After finishing Cora Burns, I couldn’t help but feel impressed at author Carolyn Kirby’s ability to make me empathize with such a mad individual. Because Cora has lived virtually her whole life imprisoned, she returns to society in a feral and truly enthralling state to follow. As I learned more and more about her past through flashbacks, I found myself making excuses for her present actions. She embodies the grit needed to get to the bottom of what she needs to: Who and where is her mother? What ever happened to her best childhood friend? Cora explores these mysteries at all costs, searching for answers and in the process, for her own identity.
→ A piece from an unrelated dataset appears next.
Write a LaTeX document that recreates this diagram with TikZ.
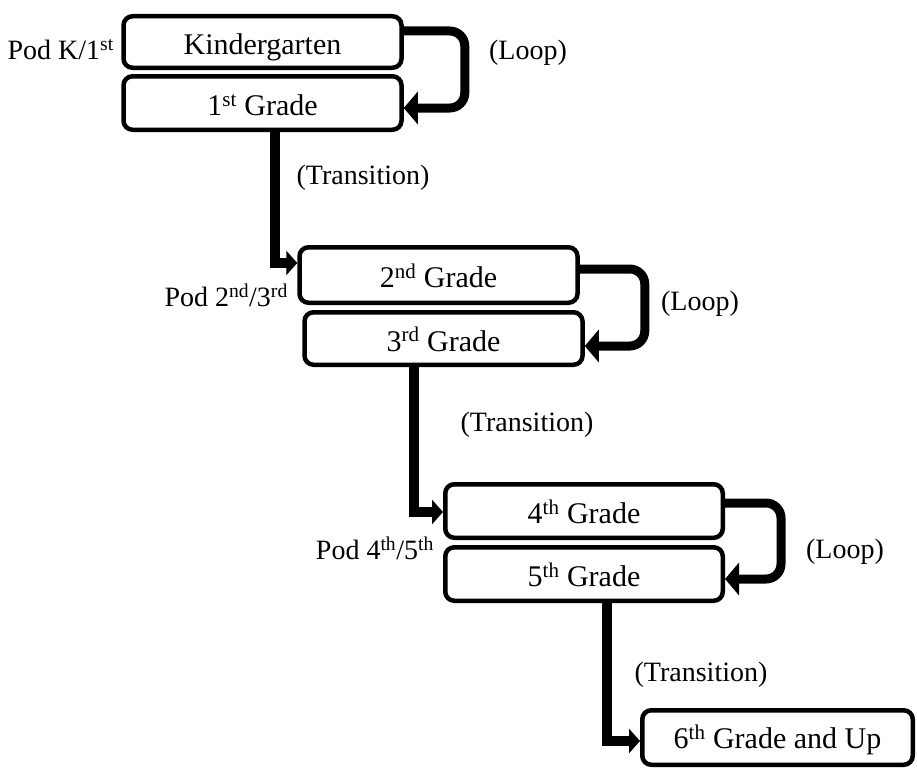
\documentclass[tikz,border=0pt]{standalone}
\usepackage{fontspec}
\setmainfont{Liberation Serif}
\usetikzlibrary{arrows.meta}
\begin{document}
\begin{tikzpicture}[x=1pt,y=-1pt,
  gradebox/.style={draw, line width=4.5pt, rounded corners=9pt, fill=white,
    minimum width=278pt, minimum height=53pt, inner sep=0pt,
    text height=25pt, text depth=0pt,
    font=\fontsize{30}{34}\selectfont},
  lbl/.style={font=\fontsize{28}{32}\selectfont, inner sep=0pt},
  loopline/.style={line width=9pt, rounded corners=15pt,
    -{Triangle[length=14pt,width=32pt]}},
  transline/.style={line width=10.5pt,
    -{Triangle[length=11pt,width=24pt]}}]
\useasboundingbox (0,0) rectangle (917,768);

% boxes
\node[gradebox, minimum height=51.5pt] (K) at (262.5,42) {Kindergarten};
\node[gradebox, minimum height=53.5pt] (G1) at (262.5,103) {1\textsuperscript{st} Grade};
\node[gradebox, minimum height=55.5pt] (G2) at (438.5,275) {2\textsuperscript{nd} Grade};
\node[gradebox, minimum height=52.5pt] (G3) at (443.5,338.5) {3\textsuperscript{rd} Grade};
\node[gradebox, minimum width=277.5pt, minimum height=53.5pt] (G4) at (584,511) {4\textsuperscript{th} Grade};
\node[gradebox, minimum width=277.5pt, minimum height=53.5pt] (G5) at (584,574) {5\textsuperscript{th} Grade};
\node[gradebox, minimum width=270.5pt, minimum height=54.5pt, text height=22pt] (G6) at (777.5,737.5) {6\textsuperscript{th} Grade and Up};

% labels
\node[lbl, anchor=east] (podA) at (114,50) {Pod K/1\textsuperscript{st}};
\node[lbl, anchor=east] (podB) at (288,295) {Pod 2\textsuperscript{nd}/3\textsuperscript{rd}};
\node[lbl, anchor=east] (podC) at (434,548) {Pod 4\textsuperscript{th}/5\textsuperscript{th}};
\node[lbl] (loopA) at (528,53) {(Loop)};
\node[lbl] (loopB) at (700,304) {(Loop)};
\node[lbl] (loopC) at (845,552) {(Loop)};
\node[lbl] (transA) at (363,178) {(Transition)};
\node[lbl] (transB) at (527,425) {(Transition)};
\node[lbl] (transC) at (701,675) {(Transition)};

% loops
\draw[loopline] ([yshift=11pt]K.east) -- ++(61,0) |- ([yshift=-5pt]G1.east);
\draw[loopline] ([yshift=6pt]G2.east) -- ++(65,0) |- ([yshift=-7.5pt]G3.east);
\draw[loopline] ([yshift=8pt]G4.east) -- ++(56,0) |- ([yshift=-5pt]G5.east);

% transitions
\draw[transline] ([xshift=12.5pt]G1.south) |- ([yshift=12pt]G2.west);
\draw[transline] ([xshift=-29.5pt]G3.south) |- ([yshift=-1pt]G4.west);
\draw[transline] ([xshift=23pt]G5.south) |- ([yshift=-3.5pt]G6.west);
\end{tikzpicture}
\end{document}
“Although, at the very last minute, when it was too late to save herself, would she change her mind? Maybe she’d remember, just as the first iron horseshoe touched her hair, how good it had felt to wear a cashmere walking-dress, or to bite into a veal pudding or to have Jimmy’s sweating limbs wrapped around hers. With her last breath she might cry out: No! It’s too soon for everything to be gone!”

Carolyn Kirby lays the foundation of this novel brick by brick, building to conclusions that I suspected from the start and to some that were nowhere near what I was expecting. Intertwining the past and present gives the reader an abundance of information that allows us to feel certain that we have all the facts we need to piece it all together, even if sometimes they’re overloaded with scientific jargon.

In the end, I had a pleasant time reading The Conviction of Cora Burns. Cora proves to be an inspiring protagonist, stopping at nothing to discover her own truths and to build a better future despite her wild and questionable past.